RE: [RFC PATCH 1/1] x86/mm: Mark CoCo VM pages invalid while moving between private and shared

"Michael Kelley (LINUX)" <mikelley@xxxxxxxxxxxxx> · Fri, 1 Sep 2023 14:44:57 +0000

From: Edgecombe, Rick P <rick.p.edgecombe@xxxxxxxxx> Sent: Thursday, August 31, 2023 10:30 AM
> 
> On Wed, 2023-08-30 at 16:40 -0700, Rick Edgecombe wrote:
> > This is a bit of an existing problem, but the failure cases of these
> > set_memory_en/decrypted() operations does not look to be in great
> > shape. It could fail halfway through if it needs to split the direct
> > map under memory pressure, in which case some of the callers will see
> > the error and free the unmapped pages to the direct map. (I was
> > looking at dma_direct_alloc()) Other's just leak the pages.

See further comments below.

> >
> > But the situation before the patch is not much better, since the direct
> > map change or enc_status_change_prepare/finish() could fail and leave
> > the pages in an inconsistent state, like this patch is trying to address.
> >
> > This lack of rollback on failure for CPA calls needs particular odd
> > handling in all the set_memory() callers. The way is to make a CPA call
> > to restore it to the previous permission, regardless of the error code
> > returned in the initial call that failed. The callers depend on any PTE
> > change successfully made having any needed splits already done for
> > those PTEs, so the restore can succeed at least as far as the failed
> > CPA call got.
> 
> Wait, since this does set_memory_np() as the first step for both
> set_memory_encrypted() and set_memory_decrypted(), that pattern in the
> callers wouldn't work. I wonder if it should try to rollback itself if
> set_memory_np() fails (call set_memory_p() before returning the error).
> At least that will handle failures that happen on the guest side.

Yes, I agree the error handling is very limited.  I'll try to make my
patch cleanup properly if set_memory_np() fails as step 1.  In general,
complete error cleanup on private <-> shared transitions looks to be
pretty hard, and the original implementation obviously didn't deal
with it.  For most of the steps in the sequence, a failure indicates
something is pretty seriously broken with the CoCo aspects of the
VM, and it's not clear that trying to clean up is likely to succeed or
will make things any better.  

> 
> >
> > In this COCO case apparently the enc_status_change_prepare/finish()
> > could fail too (and maybe not have the same forward progress
> > behavior?). So I'm not sure what you can do in that case.

Exactly.

> >
> > I'm also not sure how bad it is to free encryption mismatched pages.  Is
> > it the same as freeing unmapped pages? (likely oops or panic)

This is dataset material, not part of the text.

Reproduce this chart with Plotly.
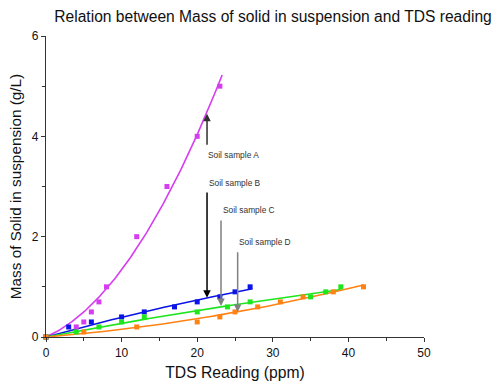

It's bad to free mismatched pages.  You're just setting a time bomb
for some other code to encounter later.  It will either cause an
oops/panic, or will allow the VM to unknowingly put data in a page
that is visible to the hypervisor and violate the tenets of being a
CoCo VM.  In the code I've worked with, we don't free any memory
where set_memory_encrypted() or set_memory_decrypted() has failed.
We assume there hasn't been a cleanup and hence the state and
consistency of the memory is unknown.

I think there's a decent argument for not investing too much effort
in the cleanup paths for private <-> shared transitions.  A failure
indicates that something is seriously wrong, from which full recovery
is unlikely.  Callers of set_memory_encrypted()/decrypted() should
assume that a failure leaves the memory in an inconsistent state,
and the memory should just be leaked until the VM can be shutdown.
Some strong comments along these lines could be added to
set_memory_encrypted()/decrypted().

I'm going to be out on vacation until mid-September, so it will be
a couple of weeks before I get back to doing a full patch set that
responds to these and other comments.

Michael